Cindy is also interested in bringing science closer in touch with makerspaces such as Brightmoor Maker Space in Detroit. She hopes to see this group and others interested in community engagement with ground-up approaches tackle some of Detroit’s serious problems, such as water shut-offs.
In fact, ideally, Cindy hopes to bring together the makers and hackers from Lifepatch and Brightmoor to tackle these problems. “I want to see how these different transcultural collaborators can solve problems in Detroit,” she says.
In particular, she feels, these two groups could learn a lot from each other because they are both marginalized economies: Indonesia is on its way into the tech manufacturing era, and Detroit is trying to return to it.
Through this project, Cindy hopes be a part of “decentering Detroit as a sort of ruined space and construct a narrative of hope.” On the academic side, she wants to better understand the cultural specifics of material practices and the ethos of hackerspaces and makerspaces in periphery sites.
In addition to looking at hacking and making from interdisciplinary and international perspectives, Cindy has also looked at the concept from an intergenerational point of view. As part of the Nenek Project, she collaborated with Stefanie Wuschitz of the University of Applied Arts in Vienna and the members of Lifepatch to interview the mothers of Lifepatch members.
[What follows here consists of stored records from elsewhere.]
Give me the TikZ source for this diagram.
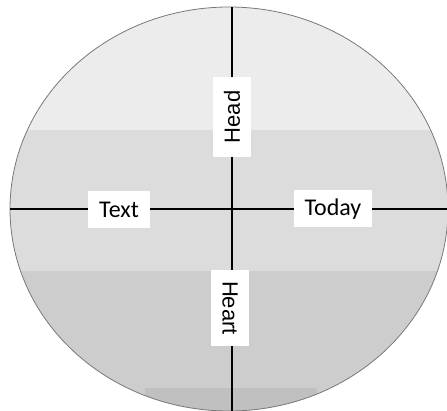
\documentclass[tikz,border=0pt]{standalone}
\usepackage{fontspec}
\usepackage{tikz}
\usetikzlibrary{positioning}
\newfontfamily\calfont{Carlito}
\newfontfamily\arifont{Liberation Sans}
\definecolor{bandone}{RGB}{236,236,236}
\definecolor{bandtwo}{RGB}{220,220,220}
\definecolor{bandthree}{RGB}{205,205,205}
\definecolor{bandfour}{RGB}{192,192,192}
\definecolor{rimgray}{RGB}{120,120,120}
\tikzset{
  axisline/.style={black, line width=1.3pt},
  hlabel/.style={rectangle, fill=white, inner xsep=11pt, minimum height=37pt,
    font=\calfont\fontsize{24}{24}\selectfont},
  vlabel/.style={rectangle, fill=white, minimum height=38pt,
    font=\arifont\fontsize{22}{22}\selectfont},
  rim/.style={draw=rimgray, line width=0.8pt}
}
\begin{document}
\begin{tikzpicture}[x=1pt, y=-1pt]
  \useasboundingbox (0,0) rectangle (447,411);

  % shaded bands inside the oval
  \begin{scope}
    \clip (229,209) ellipse [x radius=219, y radius=202];
    \fill[bandone] (0,0) rectangle (447,130);
    \fill[bandtwo] (0,130) rectangle (447,271);
    \fill[bandthree] (0,271) rectangle (447,411);
    \fill[bandfour] (145,388) rectangle (317,411);
  \end{scope}
  \draw[rim] (229,209) ellipse [x radius=219, y radius=202];

  % axes
  \coordinate (top) at (232,7);
  \coordinate (bottom) at (232,411);
  \coordinate (left) at (10,209);
  \coordinate (right) at (447,209);
  \draw[axisline] (top) -- (bottom);
  \draw[axisline] (left) -- (right);

  % labels
  \node[vlabel, rotate=90, minimum width=80pt] (head) at (232,117) {Head};
  \node[vlabel, rotate=-90, minimum width=76pt] (heart) at (230,308) {Heart};
  \node[hlabel] (text) at (119,210) {Text};
  \node[hlabel] (today) at (333,209) {Today};
\end{tikzpicture}
\end{document}
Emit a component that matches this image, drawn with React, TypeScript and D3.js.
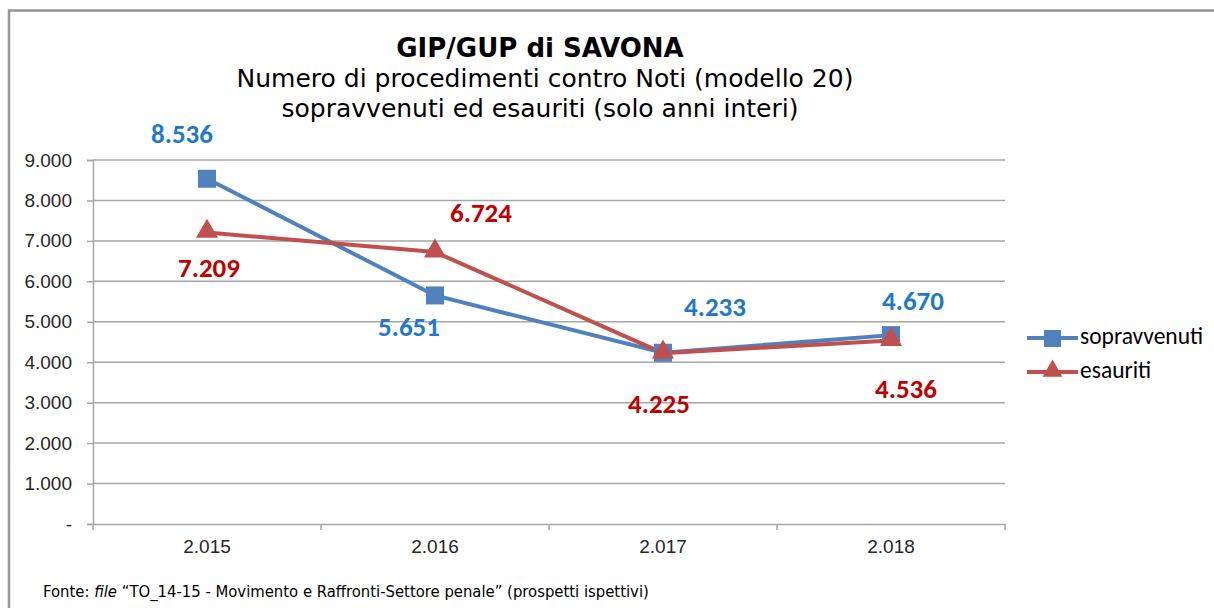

Their goal, she said, was to answer the question, “What are the kinds of contexts of nurturing and knowledge transfer which allow hackers in Indonesia to do what they do in science and technology?”
They discovered that the mothers actually had a way of organizing themselves within their neighborhoods—originally informal but later formalized—that resembled a hackerspace. “We see it as an older way of forming hackerspaces: getting together and sharing things whether tangible or intangible,” she says.